The question then becomes, is it the evil in people’s hearts or minds, or the evil that people are lead to do that we must fight against? Identifying evil in an invisible heavenly realm may or may not be significant to anyone whose deeds are pure evil (Adolf Hitler). It is the lengths that people go to, in order to lose ‘sight’ of God that we must be aware of. Back in Ephesians Paul bids we put on our Full Armour of God. The importance and practical usefulness of Paul’s analogy cannot be overstated.

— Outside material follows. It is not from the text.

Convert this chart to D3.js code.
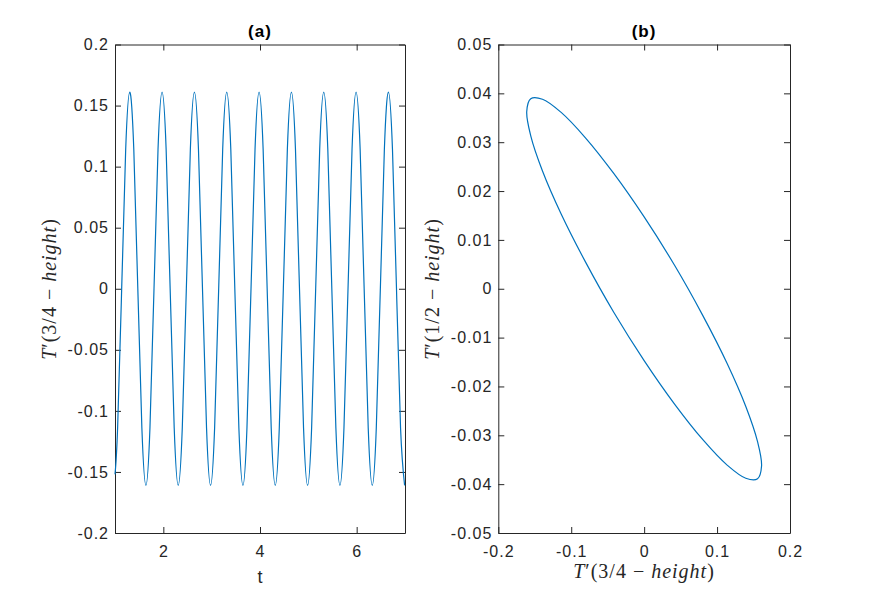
<!DOCTYPE html>
<meta charset="utf-8">
<style>
body { margin: 0; background: #fff; }
.tick text { font: 16px "Liberation Sans", Arial, sans-serif; letter-spacing: 1px; fill: #262626; }
.domain, .tick line { stroke: #262626; }
.ttl { font: bold 17px "Liberation Sans", Arial, sans-serif; letter-spacing: 1px; fill: #000; }
.mlab { font: 20px "Liberation Serif", "DejaVu Serif", serif; letter-spacing: 1px; fill: #262626; }
.slab { font: 18px "Liberation Sans", Arial, sans-serif; fill: #262626; }
</style>
<body>
<script src="https://cdnjs.cloudflare.com/ajax/libs/d3/7.8.5/d3.min.js"></script>
<script>

// panel (a): T'(3/4 - height) against t, every 1/8 period
var tKnots = [1.000,
  1.054, 1.138, 1.221, 1.305, 1.389, 1.472, 1.556, 1.640,
  1.723, 1.807, 1.890, 1.974, 2.058, 2.141, 2.225, 2.308,
  2.392, 2.476, 2.559, 2.643, 2.727, 2.810, 2.894, 2.977,
  3.061, 3.145, 3.228, 3.312, 3.396, 3.479, 3.563, 3.647,
  3.730, 3.814, 3.897, 3.981, 4.065, 4.148, 4.232, 4.316,
  4.399, 4.483, 4.566, 4.650, 4.734, 4.817, 4.901, 4.985,
  5.068, 5.152, 5.235, 5.319, 5.403, 5.486, 5.570, 5.654,
  5.737, 5.821, 5.904, 5.988, 6.072, 6.155, 6.239, 6.323,
  6.406, 6.490, 6.573, 6.657, 6.741, 6.824, 6.908, 6.992];
var t34Vals = [-0.152,
  -0.114, 0, 0.114, 0.161, 0.114, 0, -0.114, -0.161,
  -0.114, 0, 0.114, 0.161, 0.114, 0, -0.114, -0.161,
  -0.114, 0, 0.114, 0.161, 0.114, 0, -0.114, -0.161,
  -0.114, 0, 0.114, 0.161, 0.114, 0, -0.114, -0.161,
  -0.114, 0, 0.114, 0.161, 0.114, 0, -0.114, -0.161,
  -0.114, 0, 0.114, 0.161, 0.114, 0, -0.114, -0.161,
  -0.114, 0, 0.114, 0.161, 0.114, 0, -0.114, -0.161,
  -0.114, 0, 0.114, 0.161, 0.114, 0, -0.114, -0.161,
  -0.114, 0, 0.114, 0.161, 0.114, 0, -0.114, -0.161];

// panel (b): phase portrait, points read around the closed loop
var loopX = [0.161, 0.1555, 0.1394, 0.1138, 0.0805, 0.0417, 0, -0.0417,
  -0.0805, -0.1138, -0.1394, -0.1555, -0.161, -0.1555, -0.1394, -0.1138,
  -0.0805, -0.0417, 0, 0.0417, 0.0805, 0.1138, 0.1394, 0.1555];
var loopY = [-0.0363, -0.0313, -0.0241, -0.0153, -0.0055, 0.0048, 0.0147, 0.0236,
  0.0309, 0.0361, 0.0388, 0.0389, 0.0363, 0.0313, 0.0241, 0.0153,
  0.0055, -0.0048, -0.0147, -0.0236, -0.0309, -0.0361, -0.0388, -0.0389];

var ticksA_x = [2, 4, 6];
var ticksA_y = [-0.2, -0.15, -0.1, -0.05, 0, 0.05, 0.1, 0.15, 0.2];
var ticksB_x = [-0.2, -0.1, 0, 0.1, 0.2];
var ticksB_y = [-0.05, -0.04, -0.03, -0.02, -0.01, 0, 0.01, 0.02, 0.03, 0.04, 0.05];

var width = 872, height = 599;
var lineColor = "#0072BD";

var svg = d3.select("body").append("svg")
    .attr("width", width)
    .attr("height", height);

function fmt(d) { return String(d); }

function panel(box, xDom, yDom, xt, yt) {
  var x = d3.scaleLinear().domain(xDom).range([box.x0, box.x1]);
  var y = d3.scaleLinear().domain(yDom).range([box.y1, box.y0]);
  var tk = 6;

  svg.append("g").attr("transform", "translate(0," + box.y1 + ")")
      .call(d3.axisBottom(x).tickValues(xt).tickFormat(fmt).tickSizeInner(-tk).tickSizeOuter(0).tickPadding(12.5));
  svg.append("g").attr("transform", "translate(0," + box.y0 + ")")
      .call(d3.axisTop(x).tickValues(xt).tickFormat("").tickSizeInner(-tk).tickSizeOuter(0));
  svg.append("g").attr("transform", "translate(" + box.x0 + ",0)")
      .call(d3.axisLeft(y).tickValues(yt).tickFormat(fmt).tickSizeInner(-tk).tickSizeOuter(0).tickPadding(6));
  svg.append("g").attr("transform", "translate(" + box.x1 + ",0)")
      .call(d3.axisRight(y).tickValues(yt).tickFormat("").tickSizeInner(-tk).tickSizeOuter(0));
  return {x: x, y: y};
}

function mathLabel(g, pre) {
  var t = g.append("text").attr("class", "mlab").attr("text-anchor", "middle");
  t.append("tspan").attr("font-style", "italic").text("T");
  t.append("tspan").text("\u2032(" + pre + " \u2212 ");
  t.append("tspan").attr("font-style", "italic").text("height");
  t.append("tspan").text(")");
  return t;
}

// ---- panel (a)
var boxA = {x0: 115, x1: 405, y0: 44.5, y1: 533};
var a = panel(boxA, [1, 7], [-0.2, 0.2], ticksA_x, ticksA_y);

var seriesA = tKnots.map(function(t, i) { return [t, t34Vals[i]]; });
svg.append("path")
    .datum(seriesA)
    .attr("fill", "none")
    .attr("stroke", lineColor)
    .attr("stroke-width", 1.2)
    .attr("d", d3.line()
      .x(function(d) { return a.x(d[0]); })
      .y(function(d) { return a.y(d[1]); })
      .curve(d3.curveNatural));

svg.append("text").attr("class", "ttl").attr("x", 260).attr("y", 37)
    .attr("text-anchor", "middle").text("(a)");
svg.append("text").attr("class", "slab").attr("x", 260).attr("y", 583)
    .attr("text-anchor", "middle").text("t");
mathLabel(svg.append("g").attr("transform", "translate(56,289) rotate(-90)"), "3/4");

// ---- panel (b)
var boxB = {x0: 498.3, x1: 790, y0: 44.5, y1: 533};
var b = panel(boxB, [-0.2, 0.2], [-0.05, 0.05], ticksB_x, ticksB_y);

var loop = loopX.map(function(v, i) { return [v, loopY[i]]; });
svg.append("path")
    .datum(loop)
    .attr("fill", "none")
    .attr("stroke", lineColor)
    .attr("stroke-width", 1.2)
    .attr("d", d3.line()
      .x(function(d) { return b.x(d[0]); })
      .y(function(d) { return b.y(d[1]); })
      .curve(d3.curveCatmullRomClosed));

svg.append("text").attr("class", "ttl").attr("x", 644).attr("y", 37)
    .attr("text-anchor", "middle").text("(b)");
mathLabel(svg.append("g").attr("transform", "translate(644,578)"), "3/4");
mathLabel(svg.append("g").attr("transform", "translate(439,289) rotate(-90)"), "1/2");

</script>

In closing, might we look at the great need for truth in our spiritual defenses or spiritual armour. The ability to see and understand the real truth enables us to expose the spurious reasons behind the instructions that come from government or society. And in this 100th centennary year of the end of the Great War (the war to end all wars), was it with hatred in the hearts of the millions of apalling casualties in the trenches that they killed each other, or was it shear, unadulterated, evil brought about by that first elemental sin of ‘lying’ in the minds of those in high places? Generals and commanders who kidded themselves that their instructions were for a greater good, or an imaginary patriarchal society that had and has no better options?
When questioned about the nature of lies, in the spirit of Jesus we should answer that “All lies are evil “. All lying is wrong.